(Figure scripts)
****
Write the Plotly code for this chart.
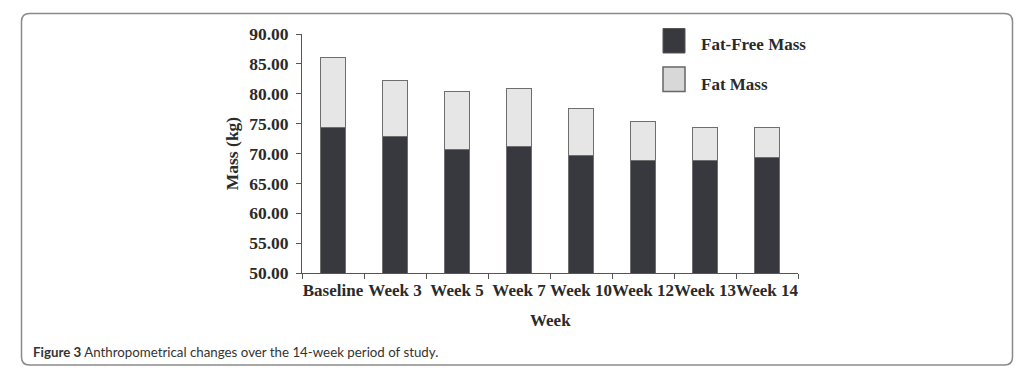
import plotly.graph_objects as go

weeks = ["Baseline", "Week 3", "Week 5", "Week 7", "Week 10", "Week 12", "Week 13", "Week 14"]
fat_free_mass = [74.4, 72.8, 70.6, 71.1, 69.6, 68.8, 68.9, 69.3]
fat_mass = [11.6, 9.5, 9.7, 9.7, 7.9, 6.5, 5.4, 5.0]
y_ticks = [50, 55, 60, 65, 70, 75, 80, 85, 90]

DARK = "#38393e"
LIGHT = "#e6e6e6"
EDGE = "#6e6e6e"
SERIF = "Liberation Serif, Times New Roman, serif"
TXT = "#2a2a2a"

OFF = 8  # page body margin offset
W, H = 1024 - OFF, 376 - OFF
# plot area in reference-page pixel coords
PX0, PX1, PY0, PY1 = 302, 798, 34, 273
L, T = PX0 - OFF, PY0 - OFF
R, B = W - (PX1 - OFF), H - (PY1 - OFF)
PW, PH = PX1 - PX0, PY1 - PY0


def px(x):
    return (x - PX0) / PW


def py(y):
    return (PY1 - y) / PH


fig = go.Figure()
fig.add_trace(go.Bar(x=weeks, y=fat_free_mass, name="Fat-Free Mass",
                     marker=dict(color=DARK, line=dict(color=EDGE, width=1)),
                     width=0.4, showlegend=False))
fig.add_trace(go.Bar(x=weeks, y=fat_mass, name="Fat Mass",
                     marker=dict(color=LIGHT, line=dict(color=EDGE, width=1)),
                     width=0.4, showlegend=False))

shapes = []
# rounded frame
x0, x1, y0, y1 = px(21.5), px(1012.5), py(13.5), py(365)
rx, ry = 8 / PW, 8 / PH
path = (f"M {x0+rx},{y0} L {x1-rx},{y0} Q {x1},{y0} {x1},{y0-ry} "
        f"L {x1},{y1+ry} Q {x1},{y1} {x1-rx},{y1} "
        f"L {x0+rx},{y1} Q {x0},{y1} {x0},{y1+ry} "
        f"L {x0},{y0-ry} Q {x0},{y0} {x0+rx},{y0} Z")
shapes.append(dict(type="path", xref="paper", yref="paper", path=path,
                   line=dict(color="#8a8a8a", width=1.5), layer="below"))
# legend squares
shapes.append(dict(type="rect", xref="paper", yref="paper",
                   x0=px(663), x1=px(685), y0=py(28.5), y1=py(53),
                   fillcolor=DARK, line=dict(color="#555", width=1)))
shapes.append(dict(type="rect", xref="paper", yref="paper",
                   x0=px(663), x1=px(685), y0=py(67), y1=py(91.5),
                   fillcolor="#d8d8d8", line=dict(color="#666", width=1.5)))

annotations = [
    dict(text="<b>Fat-Free Mass</b>", xref="paper", yref="paper", x=px(699), y=py(45),
         xanchor="left", yanchor="middle", showarrow=False,
         font=dict(family=SERIF, size=17, color=TXT)),
    dict(text="<b>Fat Mass</b>", xref="paper", yref="paper", x=px(699), y=py(84),
         xanchor="left", yanchor="middle", showarrow=False,
         font=dict(family=SERIF, size=17, color=TXT)),
    dict(text="<b>Week</b>", xref="paper", yref="paper", x=0.5, y=py(320),
         xanchor="center", yanchor="middle", showarrow=False,
         font=dict(family=SERIF, size=17, color=TXT)),
    dict(text="<b>Figure 3</b> Anthropometrical changes over the 14-week period of study.",
         xref="paper", yref="paper", x=px(31), y=py(352), xanchor="left", yanchor="middle",
         showarrow=False, font=dict(family="Lato, Noto Sans, sans-serif", size=13.3, color="#333")),
]

fig.update_layout(
    width=W, height=H,
    margin=dict(l=L, r=R, t=T, b=B, pad=0),
    paper_bgcolor="white", plot_bgcolor="white",
    barmode="stack",
    shapes=shapes, annotations=annotations,
    xaxis=dict(
        type="category", showgrid=False, showline=True, linecolor="#555", linewidth=1,
        ticks="outside", tickson="boundaries", ticklen=5, tickcolor="#555",
        tickangle=0, ticklabelstandoff=2,
        tickfont=dict(family=SERIF, size=17, color=TXT),
        tickprefix="<b>", ticksuffix="</b>",
    ),
    yaxis=dict(
        range=[50, 90], tickvals=y_ticks, ticktext=[f"<b>{v:.2f}</b>" for v in y_ticks],
        showgrid=False, zeroline=False, showline=True, linecolor="#555", linewidth=1,
        ticks="outside", ticklen=5, tickcolor="#555", ticklabelstandoff=4,
        tickfont=dict(family=SERIF, size=17.5, color=TXT),
        title=dict(text="<b>Mass (kg)</b>", font=dict(family=SERIF, size=17.5, color=TXT), standoff=6),
    ),
)

fig.write_html("out.html")
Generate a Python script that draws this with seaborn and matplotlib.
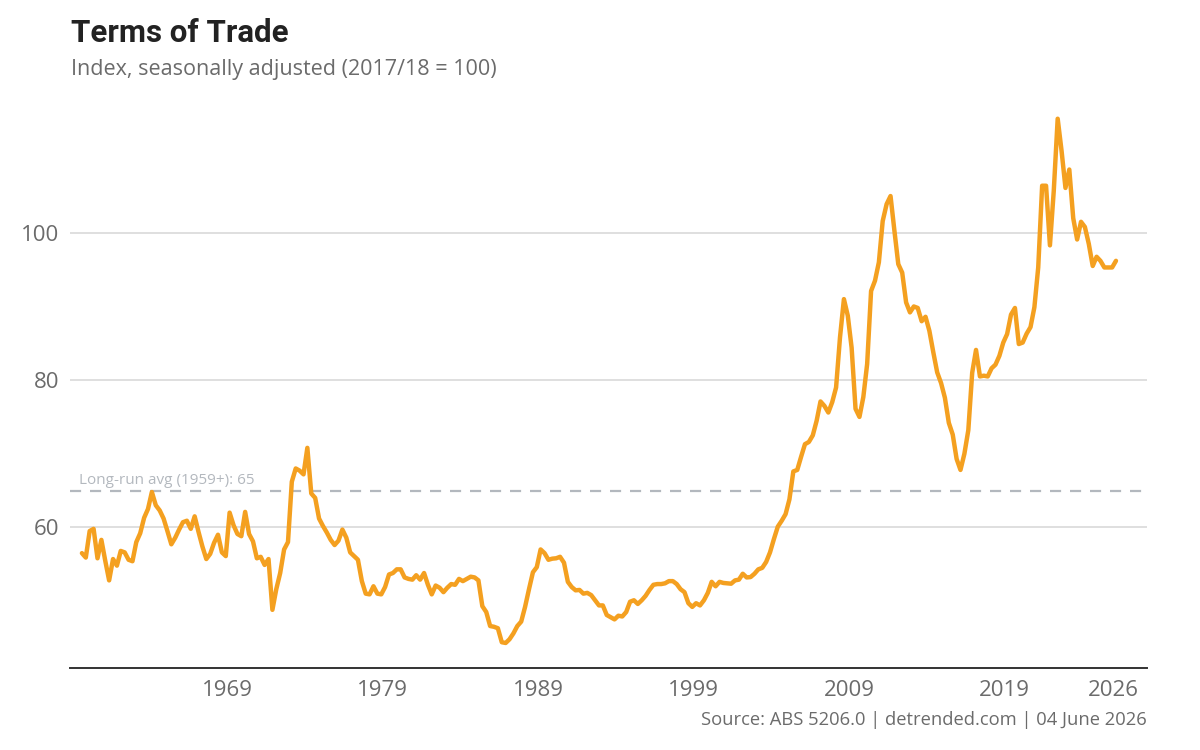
import matplotlib
matplotlib.use("Agg")
import matplotlib.pyplot as plt
import seaborn as sns
import pandas as pd

# ---- data (quarterly, Sep 1959 .. Mar 2026) ----
start_date = "1959-09-01"
tot_values = [
    56.5, 55.9, 59.5, 59.8, 55.8, 58.3, 55.5, 52.8, 55.7, 54.8,
    56.8, 56.6, 55.6, 55.4, 58.0, 59.2, 61.3, 62.5, 64.8, 63.0,
    62.3, 61.2, 59.5, 57.7, 58.6, 59.7, 60.7, 60.9, 59.8, 61.5,
    59.4, 57.4, 55.7, 56.4, 57.9, 59.0, 56.6, 56.1, 62.0, 60.3,
    59.1, 58.8, 62.1, 59.1, 58.1, 55.8, 56.0, 54.9, 55.7, 48.8,
    51.6, 53.8, 57.0, 58.0, 66.2, 68.0, 67.7, 67.2, 70.8, 64.6,
    64.0, 61.2, 60.2, 59.3, 58.3, 57.6, 58.2, 59.7, 58.6, 56.6,
    56.1, 55.6, 52.7, 51.0, 50.9, 52.0, 51.0, 50.9, 51.9, 53.6,
    53.8, 54.3, 54.3, 53.2, 53.0, 52.9, 53.5, 52.9, 53.8, 52.2,
    50.9, 52.1, 51.8, 51.2, 51.8, 52.3, 52.2, 53.0, 52.7, 53.0,
    53.3, 53.2, 52.8, 49.3, 48.5, 46.6, 46.5, 46.3, 44.4, 44.3,
    44.8, 45.6, 46.6, 47.2, 49.2, 51.6, 53.9, 54.6, 57.0, 56.5,
    55.6, 55.75, 55.8, 56.0, 55.2, 52.6, 51.9, 51.45, 51.5, 51.0,
    51.1, 50.8, 50.1, 49.4, 49.4, 48.1, 47.8, 47.5, 48.0, 47.9,
    48.5, 49.9, 50.1, 49.6, 50.1, 50.7, 51.5, 52.2, 52.3, 52.3,
    52.4, 52.7, 52.7, 52.3, 51.6, 51.2, 49.7, 49.2, 49.7, 49.4,
    50.1, 51.1, 52.6, 52.0, 52.6, 52.45, 52.4, 52.35, 52.8, 52.9,
    53.7, 53.2, 53.25, 53.7, 54.3, 54.5, 55.3, 56.6, 58.4, 60.1,
    60.9, 61.8, 63.8, 67.6, 67.8, 69.6, 71.3, 71.6, 72.5, 74.5,
    77.1, 76.5, 75.6, 77.0, 79.0, 85.8, 91.0, 88.75, 84.4, 76.1,
    75.0, 77.7, 82.2, 92.1, 93.5, 96.0, 101.6, 103.9, 105.0, 100.3,
    95.75, 94.6, 90.55, 89.2, 90.0, 89.8, 88.0, 88.6, 86.7, 83.8,
    81.05, 79.6, 77.6, 74.2, 72.6, 69.3, 67.8, 70.0, 73.2, 81.0,
    84.1, 80.5, 80.6, 80.5, 81.6, 82.1, 83.3, 85.1, 86.25, 88.9,
    89.8, 84.9, 85.1, 86.3, 87.2, 89.9, 95.3, 106.4, 106.4, 98.3,
    105.7, 115.5, 111.1, 106.1, 108.6, 102.0, 99.1, 101.5, 100.8, 98.5,
    95.5, 96.75, 96.2, 95.3, 95.3, 95.3, 96.2,
]
long_run_avg = 65
avg_label = "Long-run avg (1959+): 65"
y_ticks = [60, 80, 100]
x_tick_years = [1969, 1979, 1989, 1999, 2009, 2019, 2026]

title = "Terms of Trade"
subtitle = "Index, seasonally adjusted (2017/18 = 100)"
source = "Source: ABS 5206.0 | detrended.com | 04 June 2026"

# ---- build frame ----
dates = pd.date_range(start=start_date, periods=len(tot_values), freq="3MS")
df = pd.DataFrame({"date": dates, "value": tot_values})

sns.set_theme(style="white")
plt.rcParams["font.family"] = ["Open Sans", "DejaVu Sans"]

ORANGE = "#F4A020"
GREY_TXT = "#6b6b6b"
DASH = "#b3b8be"

fig = plt.figure(figsize=(12, 7.5), dpi=100)
ax = fig.add_axes([70 / 1200, 1 - 668 / 750, (1147 - 70) / 1200, (668 - 104) / 750])

for yv in y_ticks:
    ax.axhline(yv, color="#dcdcdc", lw=1.3, zorder=0)

ax.axhline(long_run_avg, color=DASH, lw=1.6, dashes=(5, 4), zorder=1)

sns.lineplot(data=df, x="date", y="value", ax=ax, color=ORANGE, lw=3.2,
             zorder=3, legend=False)

ax.text(pd.Timestamp("1959-07-01"), long_run_avg + 0.3, avg_label,
        color=DASH, fontsize=11, ha="left", va="bottom")

ax.set_ylim(40.9, 117.5)
ax.set_xlim(pd.Timestamp("1958-11-25"), pd.Timestamp("2028-02-28"))
ax.set_yticks(y_ticks)
ax.set_yticklabels([str(v) for v in y_ticks])
ax.set_xticks([pd.Timestamp(f"{y}-01-01") for y in x_tick_years])
ax.set_xticklabels([str(y) for y in x_tick_years])
ax.tick_params(axis="both", length=0, labelsize=16, labelcolor=GREY_TXT)
ax.tick_params(axis="x", pad=9)
ax.tick_params(axis="y", pad=8)
ax.set_xlabel("")
ax.set_ylabel("")

for s in ["top", "right", "left"]:
    ax.spines[s].set_visible(False)
ax.spines["bottom"].set_color("#333333")
ax.spines["bottom"].set_linewidth(1.4)

fig.text(71 / 1200, 1 - 42.5 / 750, title, fontsize=22.5, fontweight="bold",
         family=["Roboto", "DejaVu Sans"],
         color="#222222", ha="left", va="baseline")
fig.text(71 / 1200, 1 - 75 / 750, subtitle, fontsize=15.5, color=GREY_TXT,
         ha="left", va="baseline")
fig.text(1147 / 1200, 1 - 725 / 750, source, fontsize=13.2, color=GREY_TXT,
         ha="right", va="baseline")

fig.savefig("out.png", dpi=100, facecolor="white")
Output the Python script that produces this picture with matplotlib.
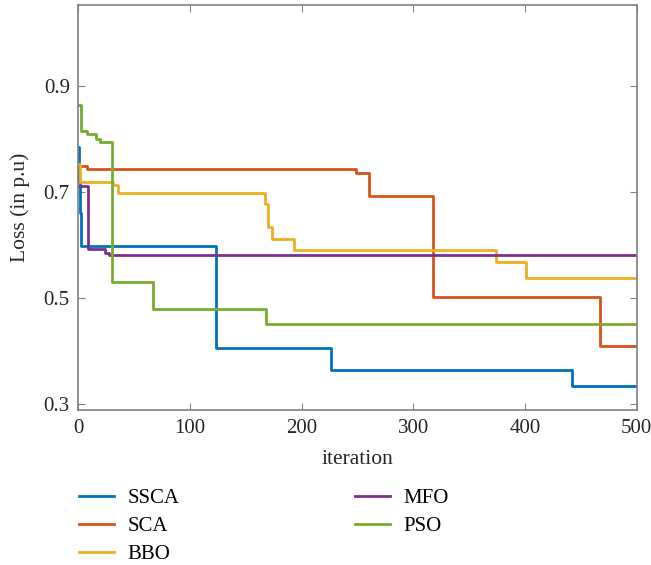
import matplotlib
matplotlib.use("Agg")
import matplotlib.pyplot as plt

plt.rcParams['font.family'] = ['Liberation Serif', 'DejaVu Serif']

names = ["SSCA", "SCA", "BBO", "MFO", "PSO"]
colors = ["#0072BD", "#D95319", "#EDB120", "#7E2F8E", "#77AC30"]

ssca_x = [0, 1, 2, 3, 123, 226, 442, 500]
ssca_y = [0.785, 0.72, 0.66, 0.598, 0.406, 0.365, 0.335, 0.335]

sca_x = [0, 8, 249, 260, 318, 467, 500]
sca_y = [0.749, 0.743, 0.736, 0.692, 0.502, 0.41, 0.41]

bbo_x = [0, 2, 31, 36, 167, 170, 174, 193, 374, 401, 500]
bbo_y = [0.753, 0.718, 0.714, 0.699, 0.678, 0.634, 0.611, 0.590, 0.568, 0.538, 0.538]

mfo_x = [0, 9, 24, 28, 500]
mfo_y = [0.712, 0.593, 0.585, 0.582, 0.581]

pso_x = [0, 3, 8, 16, 20, 30, 67, 168, 500]
pso_y = [0.864, 0.815, 0.810, 0.800, 0.795, 0.530, 0.479, 0.4515, 0.4515]

series = [(ssca_x, ssca_y), (sca_x, sca_y), (bbo_x, bbo_y), (mfo_x, mfo_y), (pso_x, pso_y)]

fig = plt.figure(figsize=(6.51, 5.65), dpi=100)
ax = fig.add_axes([0.12, 0.274, 0.858, 0.717])

for (xs, ys), name, c in zip(series, names, colors):
    ax.plot(xs, ys, drawstyle='steps-post', color=c, lw=2, label=name)

ax.set_xlim(0, 500)
ax.set_ylim(0.289, 1.052)
ax.set_xticks([0, 100, 200, 300, 400, 500])
ax.set_yticks([0.3, 0.5, 0.7, 0.9])
ax.set_yticklabels(["0.3", "0.5", "0.7", "0.9"])
ax.tick_params(direction='in', top=True, right=True, labelsize=15, colors='#808080',
               labelcolor='#262626', length=5, pad=6)
for s in ax.spines.values():
    s.set_color('#808080')
    s.set_linewidth(1.2)
ax.set_xlabel("iteration", fontsize=15.5, color='#262626', labelpad=9)
ax.set_ylabel("Loss (in p.u)", fontsize=15.5, color='#262626', labelpad=10)

handles, labels = ax.get_legend_handles_labels()
fig.legend(handles, labels, loc='upper left', bbox_to_anchor=(0.092, 0.168), ncol=2,
           frameon=False, fontsize=15, handlelength=1.7, handletextpad=0.65,
           columnspacing=8.4, labelspacing=0.4)

fig.savefig("out.png", dpi=100)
****
**EXERCISE BRIEF:** Repeat the lines exactly as they stand, from the opening line of the data through the line with "return (PY1 - y) / PH". Pictures stay out of the copy.

**THE SOLUTION:**
Write the Plotly code for this chart.
import plotly.graph_objects as go

weeks = ["Baseline", "Week 3", "Week 5", "Week 7", "Week 10", "Week 12", "Week 13", "Week 14"]
fat_free_mass = [74.4, 72.8, 70.6, 71.1, 69.6, 68.8, 68.9, 69.3]
fat_mass = [11.6, 9.5, 9.7, 9.7, 7.9, 6.5, 5.4, 5.0]
y_ticks = [50, 55, 60, 65, 70, 75, 80, 85, 90]

DARK = "#38393e"
LIGHT = "#e6e6e6"
EDGE = "#6e6e6e"
SERIF = "Liberation Serif, Times New Roman, serif"
TXT = "#2a2a2a"

OFF = 8  # page body margin offset
W, H = 1024 - OFF, 376 - OFF
# plot area in reference-page pixel coords
PX0, PX1, PY0, PY1 = 302, 798, 34, 273
L, T = PX0 - OFF, PY0 - OFF
R, B = W - (PX1 - OFF), H - (PY1 - OFF)
PW, PH = PX1 - PX0, PY1 - PY0


def px(x):
    return (x - PX0) / PW


def py(y):
    return (PY1 - y) / PH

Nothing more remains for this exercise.